#### PROVIDED DATA
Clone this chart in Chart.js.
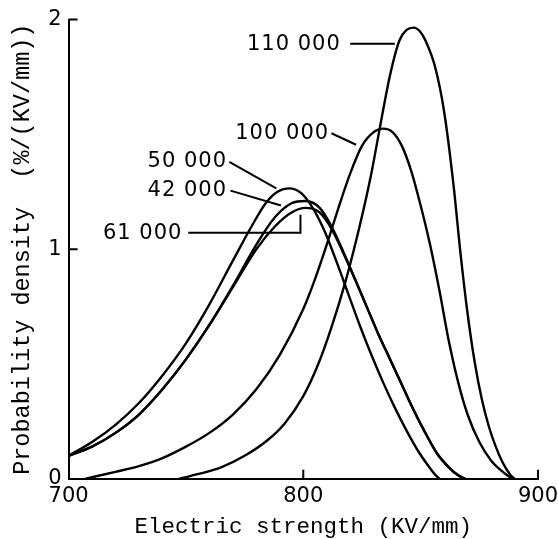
<!DOCTYPE html>
<html>
<head>
<meta charset="utf-8">
<script src="https://cdn.jsdelivr.net/npm/chart.js@4/dist/chart.umd.min.js"></script>
<style>
  html, body { margin: 0; padding: 0; background: #fff; }
  #wrap { width: 558px; height: 539px; }
</style>
</head>
<body>
<div id="wrap"><canvas id="density"></canvas></div>
<script>
// electric strength (KV/mm) and probability density for each sample
let strength50k = [700, 710, 720, 730, 740, 750, 760, 770, 778, 784, 789, 794, 799, 804, 809, 814, 819, 824, 829, 834, 839, 844, 849, 853, 856, 858];
let density50k  = [0.10, 0.16, 0.235, 0.33, 0.45, 0.59, 0.76, 0.95, 1.10, 1.20, 1.25, 1.265, 1.245, 1.18, 1.08, 0.95, 0.81, 0.67, 0.54, 0.42, 0.31, 0.21, 0.12, 0.06, 0.02, 0];

let strength42k = [700, 710, 720, 730, 740, 750, 760, 770, 780, 788, 795, 801, 807, 812, 817, 822, 827, 832, 837, 842, 847, 852, 857, 862, 866, 869];
let density42k  = [0.10, 0.14, 0.20, 0.28, 0.39, 0.52, 0.67, 0.84, 1.02, 1.14, 1.20, 1.21, 1.18, 1.10, 0.99, 0.87, 0.75, 0.63, 0.52, 0.41, 0.30, 0.20, 0.11, 0.05, 0.015, 0];

let strength61k = [700, 710, 720, 730, 740, 750, 760, 770, 780, 788, 795, 801, 807, 812, 817, 822, 827, 832, 837, 842, 847, 852, 857, 862, 866, 869];
let density61k  = [0.10, 0.14, 0.20, 0.28, 0.39, 0.52, 0.67, 0.835, 1.00, 1.10, 1.16, 1.18, 1.16, 1.09, 0.985, 0.87, 0.75, 0.63, 0.52, 0.41, 0.30, 0.20, 0.11, 0.05, 0.015, 0];

let strength100k = [707, 720, 730, 740, 750, 760, 770, 780, 790, 800, 805, 810, 815, 820, 825, 830, 834, 838, 842, 846, 850, 854, 858, 862, 866, 870, 875, 880, 885, 889];
let density100k  = [0, 0.03, 0.055, 0.09, 0.14, 0.20, 0.28, 0.39, 0.54, 0.74, 0.87, 1.02, 1.18, 1.33, 1.45, 1.51, 1.525, 1.51, 1.45, 1.34, 1.19, 1.02, 0.82, 0.60, 0.42, 0.28, 0.16, 0.08, 0.03, 0];

let strength110k = [747, 755, 765, 775, 785, 792, 800, 806, 812, 818, 824, 829, 833, 837, 841, 844, 847, 850, 852, 856, 860, 864, 867, 870, 873, 876, 879, 882, 885, 888, 890];
let density110k  = [0, 0.02, 0.05, 0.10, 0.17, 0.24, 0.36, 0.49, 0.66, 0.86, 1.10, 1.33, 1.55, 1.76, 1.91, 1.955, 1.965, 1.945, 1.91, 1.80, 1.60, 1.28, 0.98, 0.72, 0.51, 0.35, 0.23, 0.14, 0.07, 0.02, 0];

let xTicks = [700, 800, 900];
let yTicks = [0, 1, 2];

// callout text and the leader line that points at its curve
let callouts = [
    { text: '110 000', at: [816, 1.89], line: [[820, 1.895], [839, 1.895]] },
    { text: '100 000', at: [811, 1.505], line: [[812, 1.505], [822.5, 1.455]] },
    { text: '50 000', at: [767.5, 1.38], line: [[768.5, 1.38], [788.5, 1.265]] },
    { text: '42 000', at: [767.5, 1.255], line: [[769, 1.255], [790.5, 1.19]] },
    { text: '61 000', at: [748.5, 1.07], line: [[751, 1.072], [798.8, 1.072], [798.8, 1.15]] }
];

let pairUp = (xs, ys) => xs.map((x, i) => ({ x: x, y: ys[i] }));

let curve = (xs, ys) => ({
    data: pairUp(xs, ys),
    borderColor: '#000',
    borderWidth: 2.4,
    pointRadius: 0,
    fill: false,
    cubicInterpolationMode: 'monotone'
});

let inwardTicks = {
    id: 'inwardTicks',
    afterDraw(chart) {
        let ctx = chart.ctx;
        let xs = chart.scales.x, ys = chart.scales.y;
        ctx.save();
        ctx.strokeStyle = '#000';
        ctx.lineWidth = 2;
        ctx.beginPath();
        xTicks.slice(1).forEach(v => {
            let px = xs.getPixelForValue(v);
            ctx.moveTo(px, ys.bottom);
            ctx.lineTo(px, ys.bottom - 9);
        });
        yTicks.slice(1).forEach(v => {
            let py = ys.getPixelForValue(v);
            ctx.moveTo(xs.left, py);
            ctx.lineTo(xs.left + 9, py);
        });
        ctx.stroke();

        // callouts
        ctx.lineWidth = 2;
        ctx.fillStyle = '#000';
        ctx.font = '21px "DejaVu Sans"';
        ctx.letterSpacing = '1px';
        ctx.textAlign = 'right';
        ctx.textBaseline = 'middle';
        callouts.forEach(c => {
            ctx.fillText(c.text, xs.getPixelForValue(c.at[0]), ys.getPixelForValue(c.at[1]));
            ctx.beginPath();
            c.line.forEach((p, i) => {
                let px = xs.getPixelForValue(p[0]), py = ys.getPixelForValue(p[1]);
                if (i === 0) ctx.moveTo(px, py); else ctx.lineTo(px, py);
            });
            ctx.stroke();
        });
        ctx.restore();
    }
};

new Chart(document.getElementById('density'), {
    type: 'line',
    data: {
        datasets: [
            curve(strength50k, density50k),
            curve(strength42k, density42k),
            curve(strength61k, density61k),
            curve(strength100k, density100k),
            curve(strength110k, density110k)
        ]
    },
    options: {
        responsive: true,
        maintainAspectRatio: false,
        animation: false,
        layout: { padding: { left: 9, right: 0, top: 8, bottom: -2 } },
        plugins: { legend: { display: false }, tooltip: { enabled: false } },
        scales: {
            x: {
                type: 'linear',
                min: 700,
                max: 900,
                afterBuildTicks: axis => { axis.ticks = xTicks.map(v => ({ value: v })); },
                afterFit: axis => { axis.paddingRight = 20; },
                grid: { display: false, drawTicks: false },
                border: { display: true, color: '#000', width: 2 },
                ticks: { color: '#000', padding: 5, font: { family: 'DejaVu Sans', size: 21 } },
                title: {
                    display: true,
                    text: 'Electric strength (KV/mm)',
                    color: '#000',
                    padding: { top: 0, bottom: 0 },
                    font: { family: 'Liberation Mono', size: 22.5 }
                }
            },
            y: {
                min: 0,
                max: 2,
                afterBuildTicks: axis => { axis.ticks = yTicks.map(v => ({ value: v })); },
                grid: { display: false, drawTicks: false },
                border: { display: true, color: '#000', width: 2 },
                ticks: { color: '#000', padding: 7, font: { family: 'DejaVu Sans', size: 21 } },
                title: {
                    display: true,
                    text: 'Probability density  (%/(KV/mm))',
                    color: '#000',
                    padding: { top: 0, bottom: 4 },
                    font: { family: 'Liberation Mono', size: 23.5 }
                }
            }
        }
    },
    plugins: [inwardTicks]
});
</script>
</body>
</html>
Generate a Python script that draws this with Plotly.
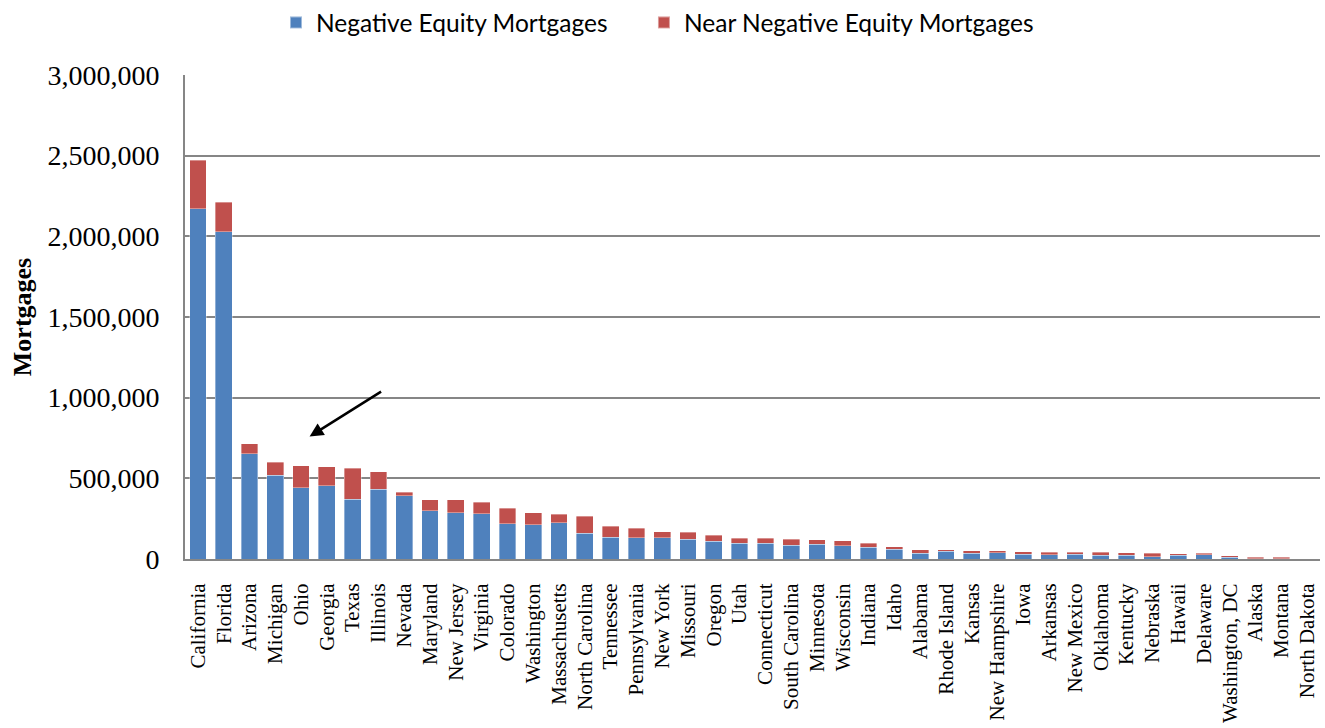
########
* INSTRUCTION: Skip the pictures. Restate exactly the lines from the start of the entries through the line containing "0.06, 0.02, 0];", both ends included.

* FULL ANSWER:
Clone this chart in Chart.js.
<!DOCTYPE html>
<html>
<head>
<meta charset="utf-8">
<script src="https://cdn.jsdelivr.net/npm/chart.js@4/dist/chart.umd.min.js"></script>
<style>
  html, body { margin: 0; padding: 0; background: #fff; }
  #wrap { width: 558px; height: 539px; }
</style>
</head>
<body>
<div id="wrap"><canvas id="density"></canvas></div>
<script>
// electric strength (KV/mm) and probability density for each sample
let strength50k = [700, 710, 720, 730, 740, 750, 760, 770, 778, 784, 789, 794, 799, 804, 809, 814, 819, 824, 829, 834, 839, 844, 849, 853, 856, 858];
let density50k  = [0.10, 0.16, 0.235, 0.33, 0.45, 0.59, 0.76, 0.95, 1.10, 1.20, 1.25, 1.265, 1.245, 1.18, 1.08, 0.95, 0.81, 0.67, 0.54, 0.42, 0.31, 0.21, 0.12, 0.06, 0.02, 0];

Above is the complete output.